R Recensione

7/10

Odd Nosdam

Level Live Wires

La trasversalità di un'etichetta come la Anticon è ormai fatto assodato: impossibile da imbrigliare anche nelle maglie larghe di definizioni sfumate come hip hop astratto o hip hop underground. Questo perchè la componente hip hop è sempre di più un lato della medaglia, e non necessariamente il più importante, nelle produzioni degli artisti che rimpinguano l'elitario rooster dell'etichetta.

Perchè se di hip hop, seppure sui generis, si può ancora parlare a proposito delle uscite di gente come Sage Francis, Buck 65 e Pedestrian, di tutt'altra materia si compongono le avventure discografiche uscite sotto i nomi Bracken e 13&God (il progetto nato dalla collaborazione tra Themselves e Notwist).

A metà strada tra le due anime della label, quella più marcatamente hip hop e quella più trasversalmente ambientale, si collocano le uscite legate al gruppo cLOUDDEAD. Quando sono insieme, i tre danno vita ad un hip hop avveniristico e avventuroso, quando operano autonomamente plasmano progetti che portano alle estreme conseguenze la trasversalità dell'etichetta . Si prenda ad esempio l'indie pop dadaista dell'ultimo, stratosferico, Why?, oppure questo Level Live Wires, quarta uscita sulla lunga distanza di Odd Nosdam (all'anagrafe David Madson) .

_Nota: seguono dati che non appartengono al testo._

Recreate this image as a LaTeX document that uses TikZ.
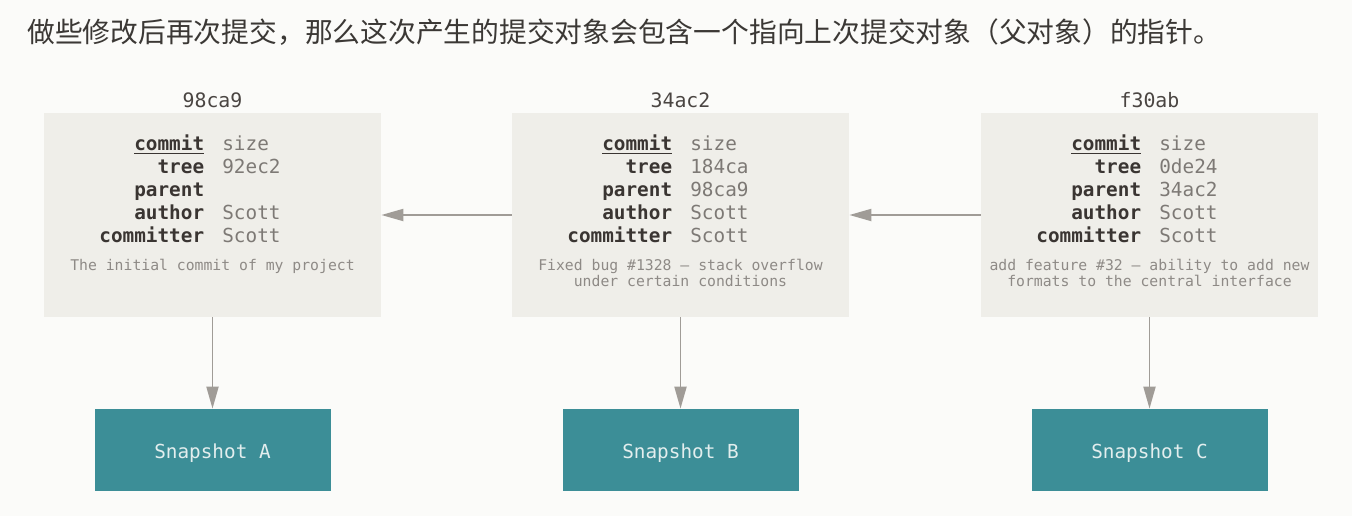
\documentclass[tikz,border=0pt]{standalone}
\usepackage{fontspec}
\setmonofont{DejaVu Sans Mono}
\newfontfamily\cjk{Noto Sans CJK SC}
\usetikzlibrary{arrows.meta}

\definecolor{paper}{HTML}{FBFBF9}
\definecolor{boxgray}{HTML}{EFEEE9}
\definecolor{keydark}{HTML}{3A3532}
\definecolor{valgray}{HTML}{7D7975}
\definecolor{msggray}{HTML}{8E8A86}
\definecolor{hashgray}{HTML}{4A4542}
\definecolor{arrowgray}{HTML}{A09C97}
\definecolor{snapteal}{HTML}{3C8E97}
\definecolor{snaptext}{HTML}{E3EEEE}
\definecolor{captiondark}{HTML}{3B3835}

\tikzset{
  commitbox/.style={fill=boxgray, minimum width=6.74cm, minimum height=4.08cm, inner sep=0},
  snapbox/.style={fill=snapteal, minimum width=4.72cm, minimum height=1.64cm, inner sep=0,
    text height=1.16em, text depth=0.24em,
    text=snaptext, font=\ttfamily\fontsize{11}{13}\selectfont},
  hashlabel/.style={anchor=base, inner sep=0, text=hashgray, font=\ttfamily\fontsize{11.3}{13}\selectfont},
  fieldkeys/.style={anchor=north east, align=right, inner sep=0, text=keydark,
    font=\ttfamily\bfseries\fontsize{11}{13.1}\selectfont},
  fieldvals/.style={anchor=north west, align=left, inner sep=0, text=valgray,
    font=\ttfamily\fontsize{11}{13.1}\selectfont},
  commitmsg/.style={anchor=north, align=center, inner sep=0, text=msggray,
    font=\ttfamily\fontsize{8.4}{9.4}\selectfont},
  pointer/.style={draw=arrowgray, line width=1.1pt, -{Triangle[length=0.44cm,width=0.24cm]}}
}

\begin{document}
\begin{tikzpicture}
\fill[paper] (0,0) rectangle (27.04,10.32);
\useasboundingbox (0,0) rectangle (27.04,10.32);

% caption line
\node[anchor=west, inner sep=0, text=captiondark, font=\cjk\fontsize{15.8}{18}\selectfont] (caption) at (0.54,9.68)
  {做些修改后再次提交，那么这次产生的提交对象会包含一个指向上次提交对象（父对象）的指针。};

% commit objects
\node[commitbox] (commitA) at (4.25,6.02) {};
\node[commitbox] (commitB) at (13.61,6.02) {};
\node[commitbox] (commitC) at (22.99,6.02) {};

\node[hashlabel] (hashA) at (4.25,8.18) {98ca9};
\node[hashlabel] (hashB) at (13.61,8.18) {34ac2};
\node[hashlabel] (hashC) at (22.99,8.18) {f30ab};

\node[fieldkeys] (keysA) at (4.09,7.64) {\strut\underline{commit}\\tree\\parent\\author\\committer};
\node[fieldvals] (valsA) at (4.44,7.64) {\strut size\\92ec2\\\strut\\Scott\\Scott};
\node[commitmsg] (msgA) at (4.25,5.15) {\strut The initial commit of my project};

\node[fieldkeys] (keysB) at (13.45,7.64) {\strut\underline{commit}\\tree\\parent\\author\\committer};
\node[fieldvals] (valsB) at (13.80,7.64) {\strut size\\184ca\\98ca9\\Scott\\Scott};
\node[commitmsg] (msgB) at (13.61,5.15) {\strut Fixed bug \#1328 – stack overflow\\under certain conditions};

\node[fieldkeys] (keysC) at (22.83,7.64) {\strut\underline{commit}\\tree\\parent\\author\\committer};
\node[fieldvals] (valsC) at (23.18,7.64) {\strut size\\0de24\\34ac2\\Scott\\Scott};
\node[commitmsg] (msgC) at (22.99,5.15) {\strut add feature \#32 – ability to add new\\formats to the central interface};

% snapshots
\node[snapbox] (snapA) at (4.25,1.32) {Snapshot A};
\node[snapbox] (snapB) at (13.61,1.32) {Snapshot B};
\node[snapbox] (snapC) at (22.99,1.32) {Snapshot C};

% pointers
\draw[pointer] (commitB.west) -- (commitA.east);
\draw[pointer] (commitC.west) -- (commitB.east);
\draw[pointer] (commitA.south) -- (snapA.north);
\draw[pointer] (commitB.south) -- (snapB.north);
\draw[pointer] (commitC.south) -- (snapC.north);
\end{tikzpicture}
\end{document}
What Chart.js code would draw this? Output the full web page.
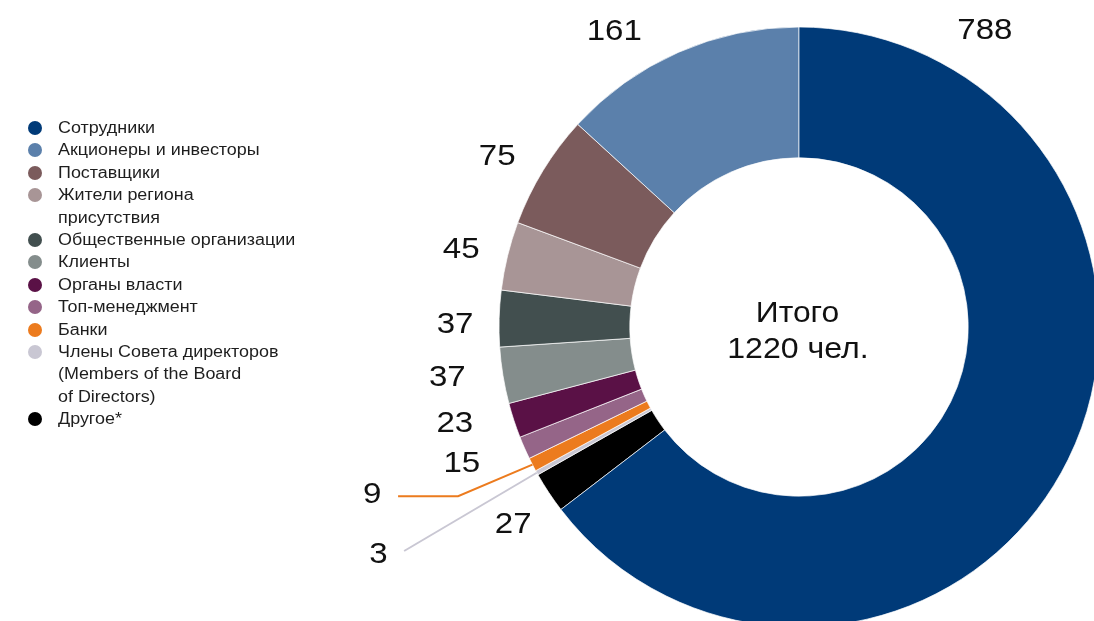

Un disco troppo ambientale per poter rientrare nella categoria di hip hop astratto, nonostante la morbida battuta spezzata, la profusione di sample e la sporadica comparsa di scratch e troppo compiuto e solido per rientrare in quella dell'ambient. Immaginate una sorta di ipotetico, impossibile punto di incontro tra le pagine più eteree di Dj Shadow e RJD2 e le atmosfere stregate dei Boards Of Canada e dei The Field, passate attraverso quell'inconfondibile senso di caos sonoro tenuto sotto controllo che è da sempre marchio di fabbrica Anticon e che Odd Nosdam stesso, produttore fiducia di casa, ha contribuito a creare.

On: si accendono le macchine e parte una battuta pigra e spezzata, sovrastata da un pulviscolo sonoro dub sporco e sulfureo. Stiamo già preparandoci a calarci in qualche oscuro anfratto infernale quando subentra l'arpa celestiale di Kill Tone, a sfidare un drone minaccioso: la lotta va avanti per circa due minuti ma alla fine l'arpa ha la meglio: il pezzo magicamente si solleva, crepitando celestiale su un beat ormai fattosi innocuo, fino alla fine.

Sono i primi passi di un disco che cambia umore di continuo, che si dissolve etereo in una sorta di rilettura techno ambient dei Sigur Ròs (Freakout 3) e sposa i Cocteau Twins con la battuta bassa (Fat Hooks), che aggiorna al nuovo millennio i Massive Attack meno umbratili (The Kill Tone Two), che gioca coi loop alla maniera delle produzioni Ninja Tune dei tempi d'oro (Up In Flames), e che azzarda colonne sonore glitch per pellicole immaginate (Slight Return).

Quando, tra le sature coltri sonore della minacciosa Burner, si fa largo Chris Adams degli Hood per un attimo il pensiero va a We Know About The Need , altra uscita di spessore del catalogo Anticon: disco con cui questo Level Live Wires condivide alcuni spunti e alcune assonanze.

Non è comunque un album che ama troppo i paragoni e chiede di essere sfogliato, pagina dopo pagina, mollando gli ormeggi dal mondo circostante: condizione necessaria per potere apprezzare appieno l'aura aliena, e allo stesso tempo così familiare, che sprigiona.